Suriastawa melanjutkan, ketiga sayap gerakan tersebut memanfaatkan media sosial atau medsos untuk saling berkomunikasi.
Biasanya, ketiga sayap gerakan OPM tersebut berkomunikasi untuk merencanakan aksi. Selain itu, juga menyebarkan berita bohong.
Hal itu dilakukan untuk membentuk opini publik, sehingga membuat citra buruk tentang pemerintahan Indonesia, termasuk TNI-Polri terkait persoalan Papua.
"Tiga sayap gerakan ini memanfaatkan medsos untuk saling berkomunikasi, merencanakan aksi dan menyebarkan berita bohong," ucap Suriastawa.
"Membentuk opini buruk memang cara mereka untuk menyudutkan pemerintah Indonesia (termasuk TNI/Polri) terkait masalah Papua melalui berbagai platform medsos."
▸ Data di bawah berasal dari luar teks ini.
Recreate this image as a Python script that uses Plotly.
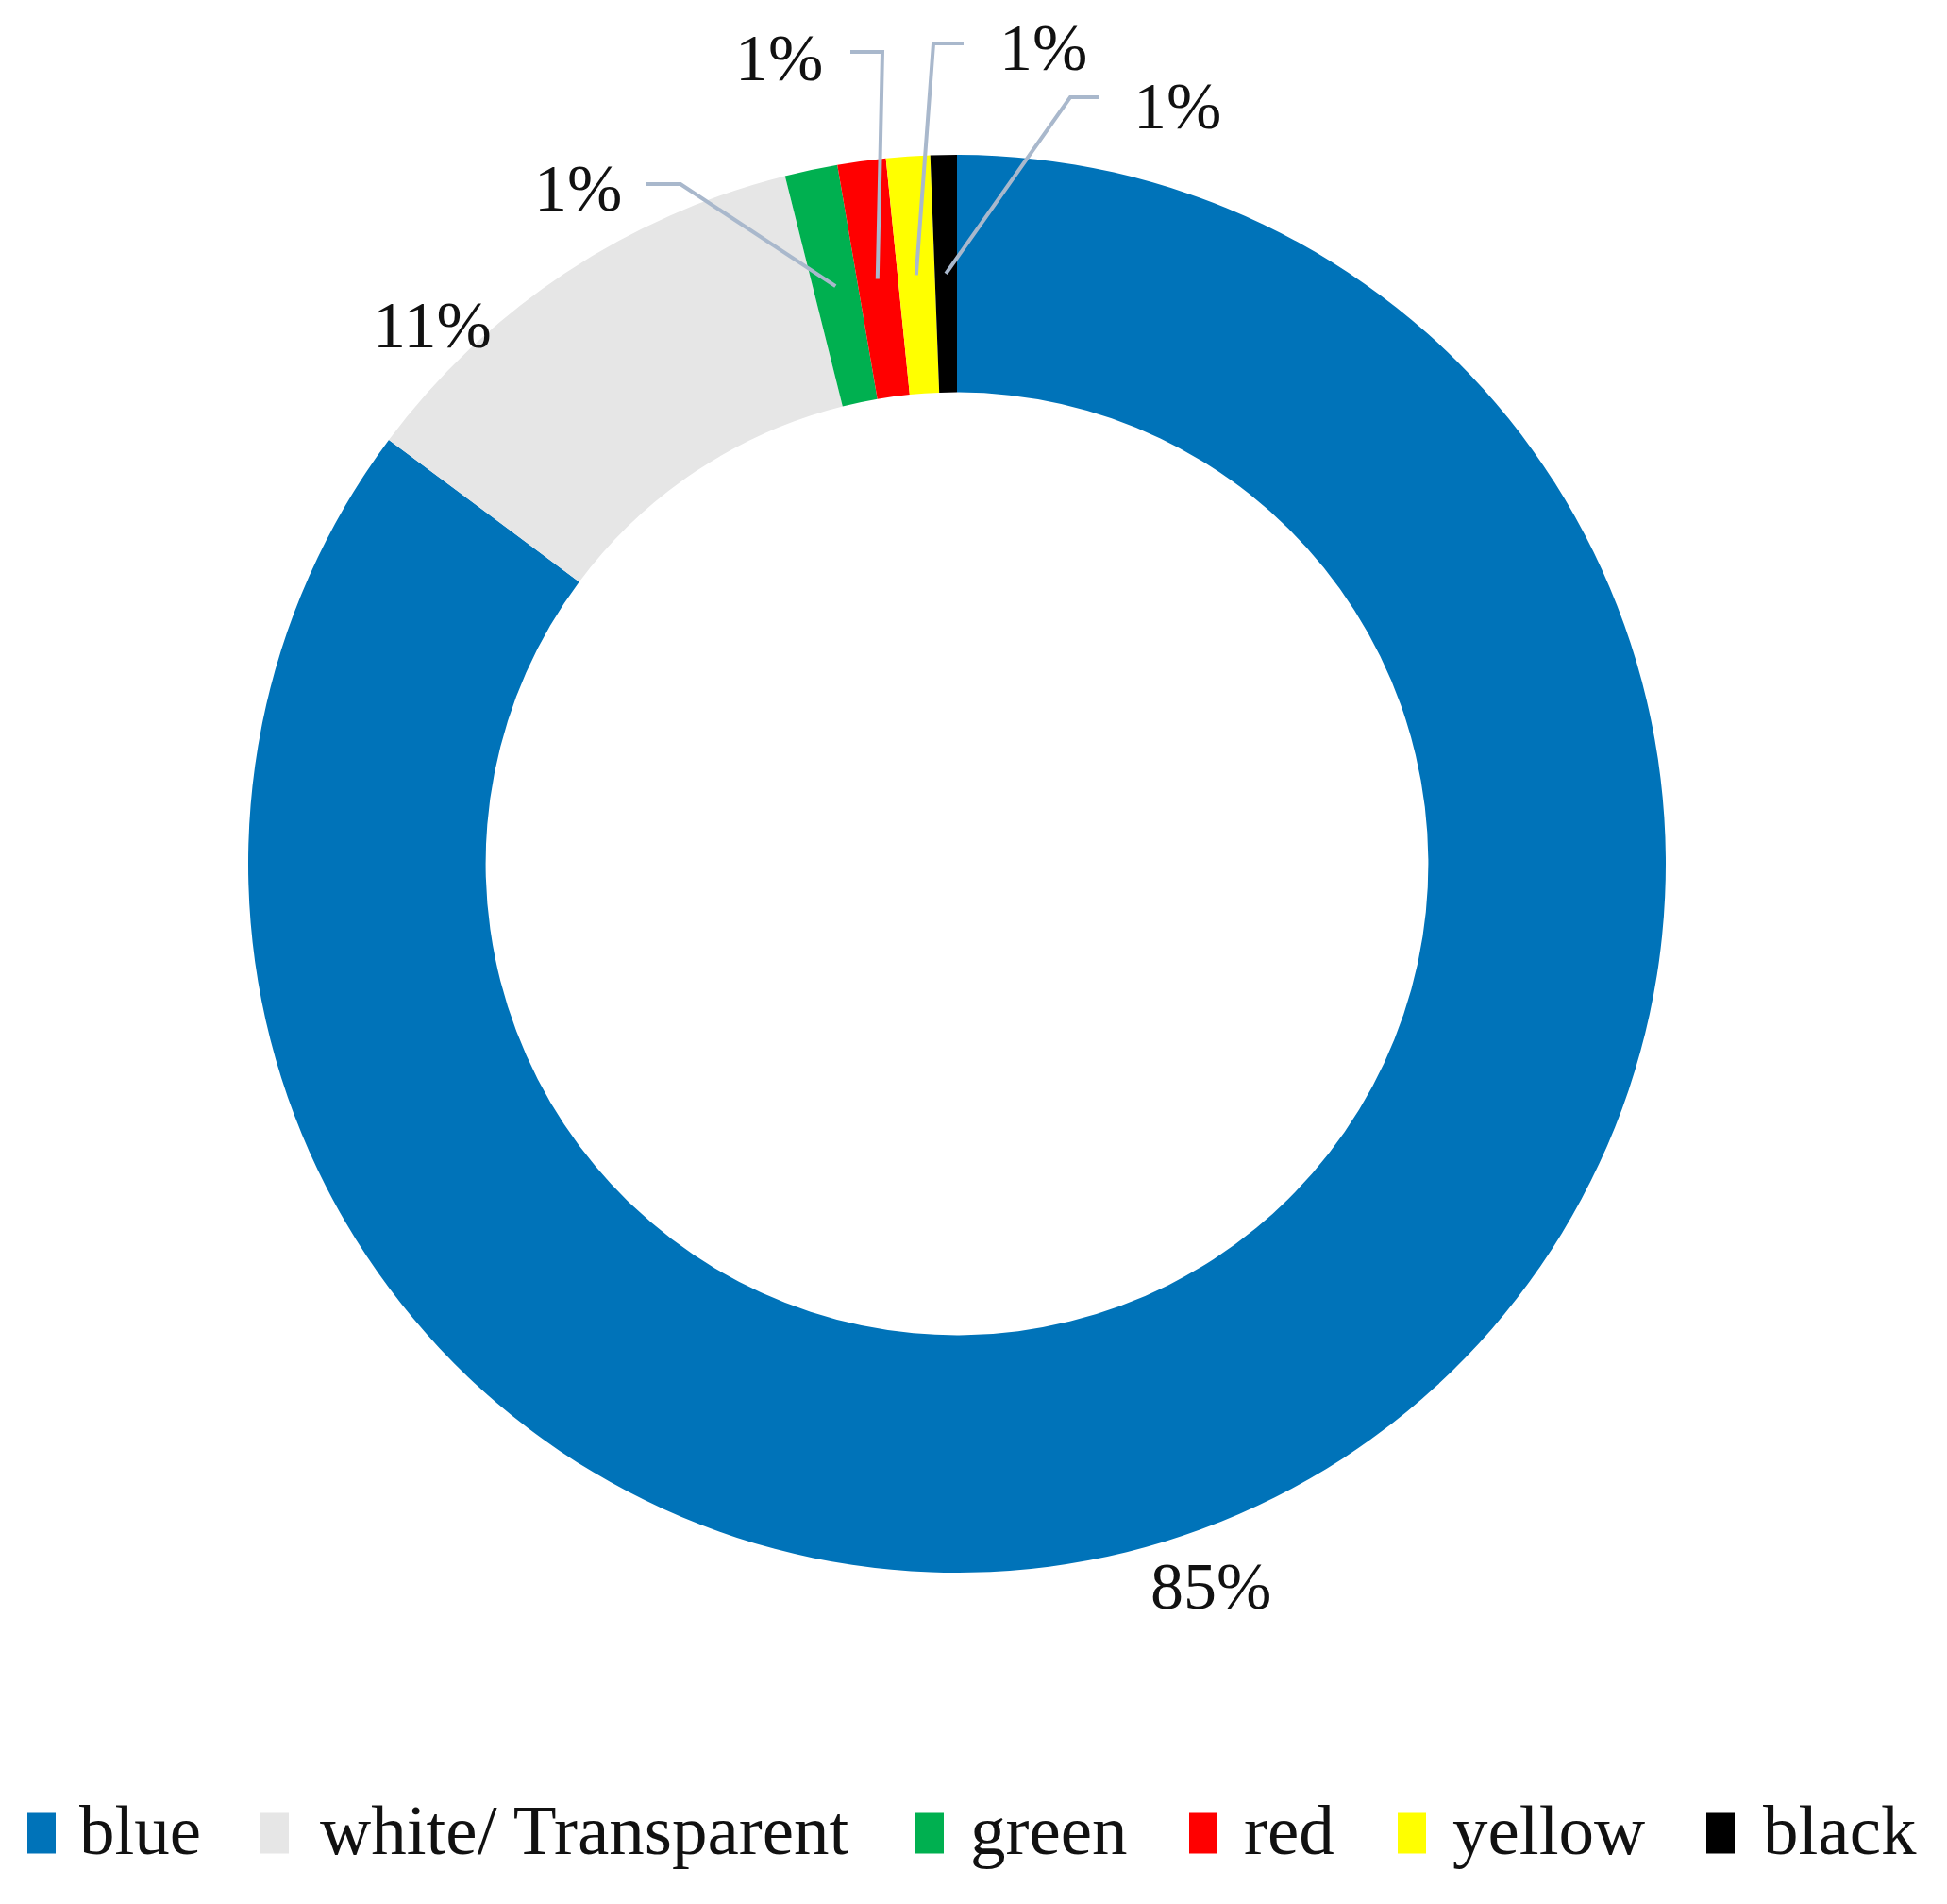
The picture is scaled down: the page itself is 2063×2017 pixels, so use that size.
import math
import plotly.graph_objects as go

# ---- data ----
categories = ["blue", "white/ Transparent", "green", "red", "yellow", "black"]
values = [85.2, 10.9, 1.2, 1.1, 1.0, 0.6]
colors = ["#0073B9", "#E6E6E6", "#00B050", "#FF0000", "#FFFF00", "#000000"]

# ---- layout constants (pixels) ----
W, H = 2063, 2017
CX, CY = 1014, 915      # pie centre (from top-left)
R = 751                 # outer radius
HOLE = 0.665
FONT = "Liberation Serif, Times New Roman, serif"
LEADER = "#A9B8CC"

total = sum(values)
pcts = [f"{round(100 * v / total)}%" for v in values]


def px(x):
    return x / W


def py(y):
    return 1 - y / H


fig = go.Figure(
    go.Pie(
        labels=categories,
        values=values,
        marker=dict(colors=colors, line=dict(width=0)),
        hole=HOLE,
        sort=False,
        direction="clockwise",
        rotation=0,
        textinfo="none",
        hoverinfo="label+percent",
        showlegend=False,
        domain=dict(x=[px(CX - R), px(CX + R)], y=[py(CY + R), py(CY - R)]),
    )
)

# mid-ring point of each slice (for leader lines)
rm = R * (1 + HOLE) / 2
mids = []
cum = 0
for v in values:
    th = 2 * math.pi * (cum + v / 2) / total
    mids.append((CX + rm * math.sin(th), CY - rm * math.cos(th)))
    cum += v

# data label positions (pixels) and leader starts/elbows
label_pos = [(1283, 1680), (458, 345), (612, 200), (825, 62), (1105, 50), (1247, 112)]
leaders = {2: [(685, 195), (721, 195)],
           3: [(901, 55), (935, 55)],
           4: [(1021, 46), (989, 46)],
           5: [(1164, 103), (1134, 103)]}

annotations = []
shapes = []
for i, (lx, ly) in enumerate(label_pos):
    annotations.append(dict(
        x=px(lx), y=py(ly), xref="paper", yref="paper",
        text=pcts[i], showarrow=False, xanchor="center", yanchor="middle",
        font=dict(family=FONT, size=70, color="#111111"),
    ))
for i, pts in leaders.items():
    path_pts = pts + [mids[i]]
    d = "M " + " L ".join(f"{px(x):.5f},{py(y):.5f}" for x, y in path_pts)
    shapes.append(dict(type="path", path=d, xref="paper", yref="paper",
                       line=dict(color=LEADER, width=4)))

# legend (swatch + label)
leg_sw_x = [29, 276, 970, 1260, 1481, 1808]
leg_tx_x = [82, 337, 1026, 1316, 1537, 1866]
leg_y = 1942
sw_w, sw_h = 30, 43
for i, name in enumerate(categories):
    shapes.append(dict(type="rect", xref="paper", yref="paper",
                       x0=px(leg_sw_x[i]), x1=px(leg_sw_x[i] + sw_w),
                       y0=py(leg_y + sw_h / 2), y1=py(leg_y - sw_h / 2),
                       fillcolor=colors[i], line=dict(width=0)))
    annotations.append(dict(
        x=px(leg_tx_x[i]), y=py(leg_y - 4), xref="paper", yref="paper",
        text=name, showarrow=False, xanchor="left", yanchor="middle",
        font=dict(family=FONT, size=75, color="#111111"),
    ))

fig.update_layout(
    width=W, height=H,
    margin=dict(l=0, r=0, t=0, b=0),
    paper_bgcolor="white", plot_bgcolor="white",
    annotations=annotations, shapes=shapes,
    showlegend=False,
)

fig.write_html("out.html",
               config={"displayModeBar": False},
               post_script="document.body.style.margin='0';document.body.style.padding='0';")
Dalam praktiknya, Suriastawa menjelaskan, grup mereka di medsos sering memberitakan bahwa mereka berhasil menembak mati puluhan TNI-Polri.
Termasuk menyebutkan waktu dan tempat kejadian dalam menyebarkan informasinya. Ini dilakukan agar seolah-olah aksi yang mereka lakukan benar-benar terjadi.

"Mereka di medsos sering memberitakan berhasil menembak mati puluhan TNI/Polri dengan menyebut waktu dan tempat tertentu agar seolah-olah benar terjadi, padahal berita tersebut bohong," ujarnya.